Luxembourg Prepared To Negotiate On Banking Secrecy

by Ulrika Lomas, Tax-News.com, Brussels

04 February 2009

In the light of recent proposals by the European Commission to tighten its rules on banking secrecy, Luxembourg’s Prime Minister Jean-Claude Juncker has revealed that he is prepared to negotiate.

Frequently challenged about its lack of transparency, Luxembourg’s Prime Minister has revealed that the country is prepared to discuss the abolition of banking secrecy with the European Commission.

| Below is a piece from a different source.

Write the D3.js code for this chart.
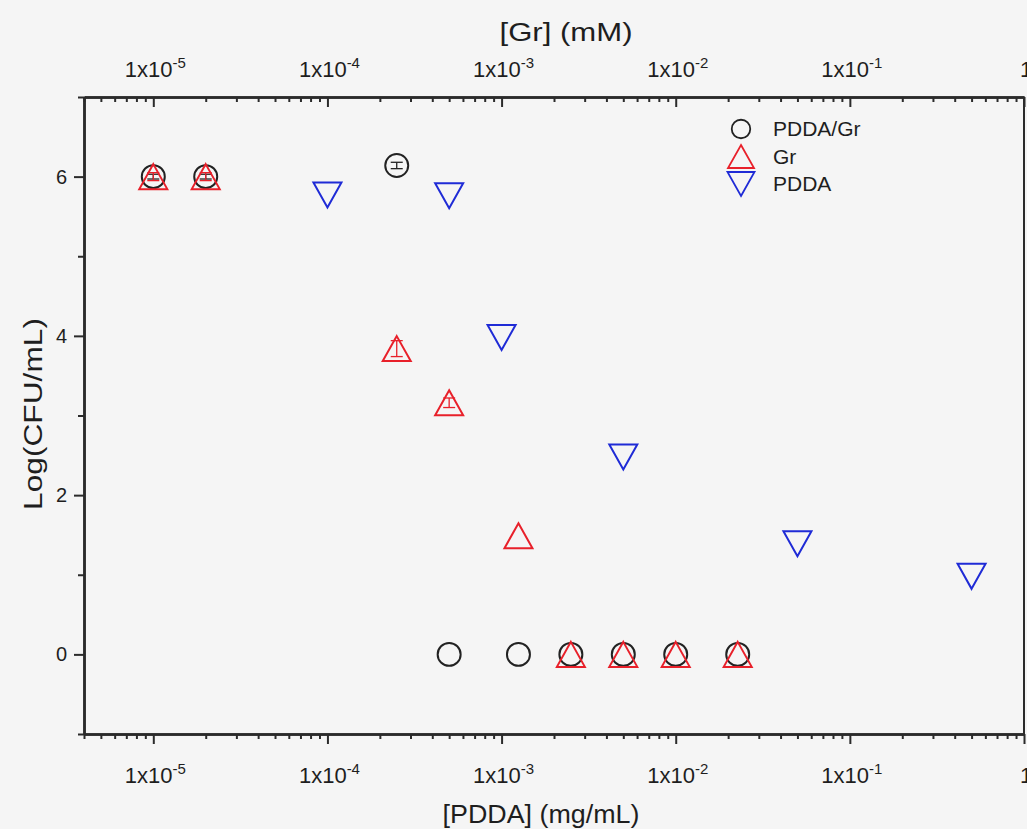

However, given that Luxembourg has its own particular position on the issue, Juncker has also made clear that these discussions will form part of a two-way dialogue.

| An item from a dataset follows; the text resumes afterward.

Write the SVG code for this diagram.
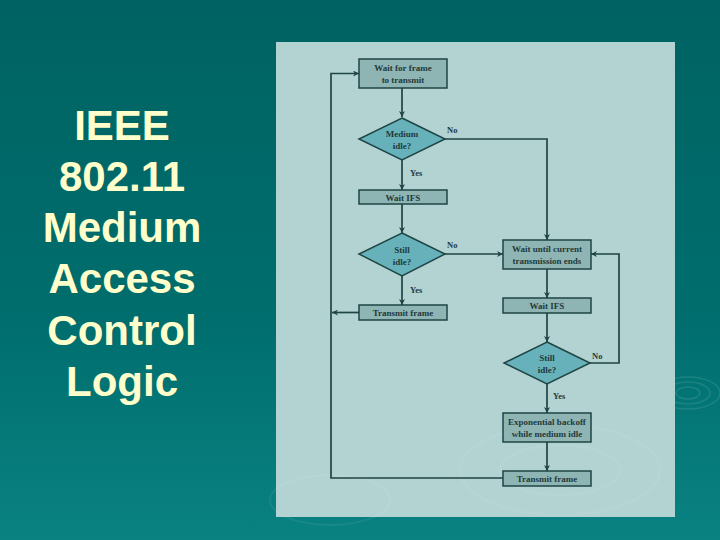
<svg xmlns="http://www.w3.org/2000/svg" width="720" height="540" viewBox="0 0 720 540">
<defs>
<linearGradient id="bg" x1="0" y1="0" x2="0" y2="1">
<stop offset="0" stop-color="#006262"/>
<stop offset="0.6" stop-color="#006e6e"/>
<stop offset="1" stop-color="#0a8282"/>
</linearGradient>
<marker id="arr" viewBox="0 0 10 10" refX="10" refY="5" markerWidth="6" markerHeight="6" orient="auto" markerUnits="userSpaceOnUse">
<path d="M0,0 L10,5 L0,10 L3,5 Z" fill="#1f4444"/>
</marker>
<style>
.title{font-family:"Liberation Sans",Arial,sans-serif;font-weight:bold;font-size:42px;fill:#ffffcc;text-anchor:middle}
.box{fill:#8fb4b4;stroke:#1f4444;stroke-width:1.5}
.dia{fill:#67b2ba;stroke:#1f4444;stroke-width:1.5}
.t{font-family:"Liberation Serif","Times New Roman",serif;font-weight:bold;font-size:9px;fill:#1e3a3a;text-anchor:middle}
.lbl{font-family:"Liberation Serif","Times New Roman",serif;font-weight:bold;font-size:8.5px;fill:#1e3a3a}
.c{fill:none;stroke:#1f4444;stroke-width:1.7}
.rip{fill:none;stroke:#ffffff;stroke-opacity:0.1;stroke-width:1.5}
.rip2{fill:none;stroke:#ffffff;stroke-opacity:0.06;stroke-width:2}
</style>
</defs>
<rect x="0" y="0" width="720" height="540" fill="url(#bg)"/>
<g id="ripples-bg">
<ellipse class="rip" cx="688" cy="393" rx="12" ry="6"/>
<ellipse class="rip" cx="688" cy="393" rx="22" ry="11"/>
<ellipse class="rip" cx="688" cy="393" rx="32" ry="16"/>
</g>
<g id="title">
<text class="title" x="122" y="140">IEEE</text>
<text class="title" x="122" y="191">802.11</text>
<text class="title" x="122" y="242">Medium</text>
<text class="title" x="122" y="293">Access</text>
<text class="title" x="122" y="345">Control</text>
<text class="title" x="122" y="396">Logic</text>
</g>
<rect id="panel" x="276" y="42" width="399" height="475" fill="#b3d3d3"/>
<g id="ripples-panel">
<ellipse class="rip2" cx="560" cy="470" rx="60" ry="25"/>
<ellipse class="rip2" cx="560" cy="470" rx="100" ry="45"/>
<ellipse class="rip2" cx="330" cy="500" rx="60" ry="25"/>
</g>
<g id="connectors">
<path class="c" d="M402,88 V117" marker-end="url(#arr)"/>
<path class="c" d="M402,160 V190" marker-end="url(#arr)"/>
<path class="c" d="M402,204 V233" marker-end="url(#arr)"/>
<path class="c" d="M402,276 V305" marker-end="url(#arr)"/>
<path class="c" d="M359,312.5 H332" marker-end="url(#arr)"/>
<path class="c" d="M445,139 H547 V240" marker-end="url(#arr)"/>
<path class="c" d="M445,254 H503" marker-end="url(#arr)"/>
<path class="c" d="M547,269 V298" marker-end="url(#arr)"/>
<path class="c" d="M547,313 V342" marker-end="url(#arr)"/>
<path class="c" d="M590,363 H619 V254 H591" marker-end="url(#arr)"/>
<path class="c" d="M547,384 V413" marker-end="url(#arr)"/>
<path class="c" d="M547,442 V471" marker-end="url(#arr)"/>
<path class="c" d="M503,478 H331 V73.5 H359" marker-end="url(#arr)"/>
<text class="lbl" x="447" y="133">No</text>
<text class="lbl" x="410" y="176">Yes</text>
<text class="lbl" x="447" y="248">No</text>
<text class="lbl" x="410" y="293">Yes</text>
<text class="lbl" x="592" y="359">No</text>
<text class="lbl" x="553" y="399">Yes</text>
</g>
<g id="wait-frame">
<rect class="box" x="359" y="59" width="88" height="29"/>
<text class="t" x="403" y="71">Wait for frame</text>
<text class="t" x="403" y="83">to transmit</text>
</g>
<g id="medium-idle">
<polygon class="dia" points="402,118 445,139 402,160 359,139"/>
<text class="t" x="402" y="137">Medium</text>
<text class="t" x="402" y="149">idle?</text>
</g>
<g id="wait-ifs-1">
<rect class="box" x="359" y="190" width="88" height="14"/>
<text class="t" x="403" y="200.5">Wait IFS</text>
</g>
<g id="still-idle-1">
<polygon class="dia" points="402,233 445,254 402,276 359,254"/>
<text class="t" x="402" y="253">Still</text>
<text class="t" x="402" y="265">idle?</text>
</g>
<g id="transmit-1">
<rect class="box" x="359" y="305" width="88" height="15"/>
<text class="t" x="403" y="316">Transmit frame</text>
</g>
<g id="wait-until">
<rect class="box" x="503" y="240" width="88" height="29"/>
<text class="t" x="547" y="252">Wait until current</text>
<text class="t" x="547" y="264">transmission ends</text>
</g>
<g id="wait-ifs-2">
<rect class="box" x="503" y="298" width="88" height="15"/>
<text class="t" x="547" y="309">Wait IFS</text>
</g>
<g id="still-idle-2">
<polygon class="dia" points="547,342 590,363 547,384 504,363"/>
<text class="t" x="547" y="361">Still</text>
<text class="t" x="547" y="373">idle?</text>
</g>
<g id="backoff">
<rect class="box" x="503" y="413" width="88" height="29"/>
<text class="t" x="547" y="425">Exponential backoff</text>
<text class="t" x="547" y="437">while medium idle</text>
</g>
<g id="transmit-2">
<rect class="box" x="503" y="471" width="88" height="15"/>
<text class="t" x="547" y="482">Transmit frame</text>
</g>
</svg>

Stepping up the campaign to combat tax evasion and fraud, EU Tax Commissioner Laszlo Kovacs presented proposals to tighten European rules on banking secrecy for non-residents earlier this week. If adopted, Luxembourg, Austria and Belgium – three European member states which still preserve traditional banking secrecy – will no longer be able to cite banking secrecy as a reason to refuse information exchange with another European country.

With its position then strengthened, Brussels hopes to influence the attitude of third countries continuing to operate a banking secrecy policy, such as Switzerland and Liechtenstein.

The new proposal is the first time that Brussels has directly targeted banking secrecy. Nevertheless, if it is to be adopted, it requires the unanimous backing from EU member states.

Austria has already expressed its opposition to the plans, arguing that abandoning banking secrecy is not prudent, since Austrian banks would become less competitive than their rivals in Switzerland and Liechtenstein.

A spokesman from the Austrian Ministry of Finance Harald Waiglein has warned that a unilateral solution, detrimental to Austria, would not be approved.